How lovely it was to dwell in the idiosyncrasies of one’s
own idealism!
Evening was this big party with the
closing night. The ambience was breathtaking with the ladies
in saree/ghagras; the men in Kurtas… there were speeches,
songs, words of endearment, photos and more TV cameras and
interviews. We gave ‘Indo-Pak couple’ interviews…
but the mood was depression, coz we were to leave Karachi
in a few hours. We got together in one of our rooms and
cried and cried and cried for hours. Then we cut some cheesecakes
and wrote souvenirs foe each other. A friend gifted me this
tape I digged on. And few of my Pak friends hung around
as I packed my bags. If there ever a night I’d chose
to forget, it would be that… for Karachi that unforgettable
night blew winds of separation.
Back to Bombay: 13 & 14
July 2003, Saturday & Sunday
Saturday was as usual at Doha where we were pleasantly surprised
to be greeted by our Paki friends at the airline whom we
befriended on our way. They put us up in a five-star hotel
and if kindness would never cease, took us shopping in the
afternoon! They even saw us off that night in the plane.
We were pretty moved that they’d
saved clippings of our Pak visit. The shopping trip and
the ride to the sea face they took us was over whelming.

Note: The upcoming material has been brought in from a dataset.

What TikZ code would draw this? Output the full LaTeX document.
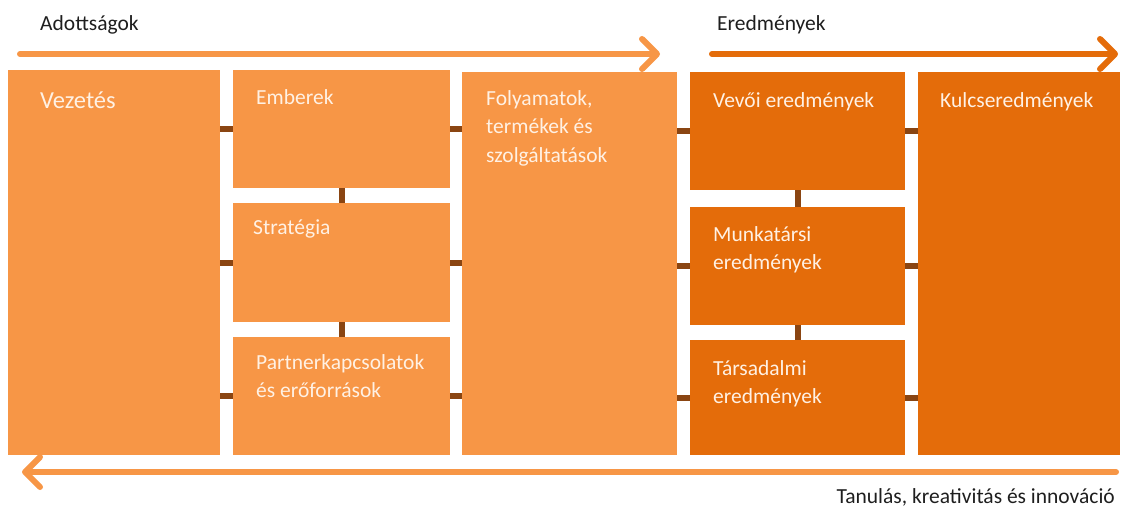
\documentclass[tikz,border=0pt]{standalone}
\usepackage{fontspec}
\setmainfont{Carlito}
\usetikzlibrary{arrows.meta}

\definecolor{lightOrange}{HTML}{F79646}
\definecolor{darkOrange}{HTML}{E46C0A}
\definecolor{linkBrown}{HTML}{8A4512}
\definecolor{boxText}{HTML}{FFF1E4}
\definecolor{headText}{HTML}{1E1E1E}

\begin{document}
\begin{tikzpicture}
[x=1pt,y=-1pt,
  boxDecorate/.style={anchor=north west,inner sep=0pt,draw=none},
  linkDecorate/.style={-,line width=6pt,draw=linkBrown},
  textDecorate/.style={anchor=north west,inner sep=0pt,align=left,text=boxText,
    font=\fontsize{21.5}{28.5}\selectfont,execute at begin node={\rule{0pt}{17pt}}},
  headDecorate/.style={inner sep=0pt,text=headText,font=\fontsize{21.5}{24}\selectfont},
  flowDecorate/.style={line width=6pt,line cap=round,
    -{Straight Barb[round,length=15pt,width=30pt]}}]
\useasboundingbox (0,0) rectangle (1123,511);
%% boxes
\foreach \nodename/\x/\y/\w/\h/\col in {
  vez/8/70/212/385/lightOrange,
  emb/233/70/217/118/lightOrange,
  str/233/203/217/119/lightOrange,
  par/233/337/217/118/lightOrange,
  fol/462/72/215/383/lightOrange,
  vev/690/72/215/118/darkOrange,
  mun/690/207/215/118/darkOrange,
  tar/690/340/215/115/darkOrange,
  kul/918/72/202/383/darkOrange}
{
  \node (\nodename) at (\x,\y) [boxDecorate,fill=\col,minimum width=\w,minimum height=\h] {};
}
%% box texts
\node (vez-t) at ([shift={(32,19)}]vez.north west) [textDecorate,
  font=\fontsize{24.5}{28}\selectfont,execute at begin node={\rule{0pt}{19pt}}] {Vezetés};
\foreach \nodename/\dx/\dy/\txt in {
  emb/23/17/Emberek,
  str/20/14/Stratégia,
  par/23/17/{Partnerkapcsolatok\\és erőforrások},
  fol/24/18/{Folyamatok,\\termékek és\\szolgáltatások},
  vev/23/18/{Vevői eredmények},
  mun/23/19/{Munkatársi\\eredmények},
  tar/23/20/{Társadalmi\\eredmények},
  kul/22/18/Kulcseredmények}
{
  \node (\nodename-t) at ([shift={(\dx,\dy)}]\nodename.north west) [textDecorate] {\txt};
}
%% links
\path
\foreach \startnode/\endnode in {emb/str, str/par, vev/mun, mun/tar}
{
  (\startnode.south) edge[linkDecorate] (\endnode.north)
};
\path
\foreach \startnode/\endnode in {vez/emb, vez/str, vez/par, fol/vev, fol/mun, fol/tar}
{
  (\startnode.east |- \endnode.west) edge[linkDecorate] (\endnode.west)
};
\path
\foreach \startnode/\endnode in {emb/fol, str/fol, par/fol, vev/kul, mun/kul, tar/kul}
{
  (\startnode.east) edge[linkDecorate] (\endnode.west |- \startnode.east)
};
%% flow arrows
\coordinate (given-a) at (20,54);
\coordinate (given-b) at (660,54);
\coordinate (result-a) at (712,54);
\coordinate (result-b) at (1118,54);
\coordinate (learn-a) at (1116,472);
\coordinate (learn-b) at (22,472);
\draw[flowDecorate,draw=lightOrange] (given-a) -- (given-b);
\draw[flowDecorate,draw=darkOrange] (result-a) -- (result-b);
\draw[flowDecorate,draw=lightOrange] (learn-a) -- (learn-b);
%% headings
\node (given-t) at (40,31) [headDecorate,anchor=base west] {Adottságok};
\node (result-t) at (717,31) [headDecorate,anchor=base west] {Eredmények};
\node (learn-t) at (1115,503) [headDecorate,anchor=base east] {Tanulás, kreativitás és innováció};
\end{tikzpicture}
\end{document}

Sometimes humanity transcends synthetic borders of land
and race and then we make some permanent relationships of
the heart. What looms inside you then, is this lovely feeling,
which words would never find emancipation to express.
Sunday morning, 3:30
am we landed in Bombay, severely jetlagged and
dying to smell home soil that we’d never really missed
until then. We gave Star News an exclusive and rushed homewards…
this was it, the grand finale. This moment onwards, the
trip has remained in my mind and my heart as an exclusively
journey deep within and far across, a memory which is the
greatest gift I’ve ever received in this life!!!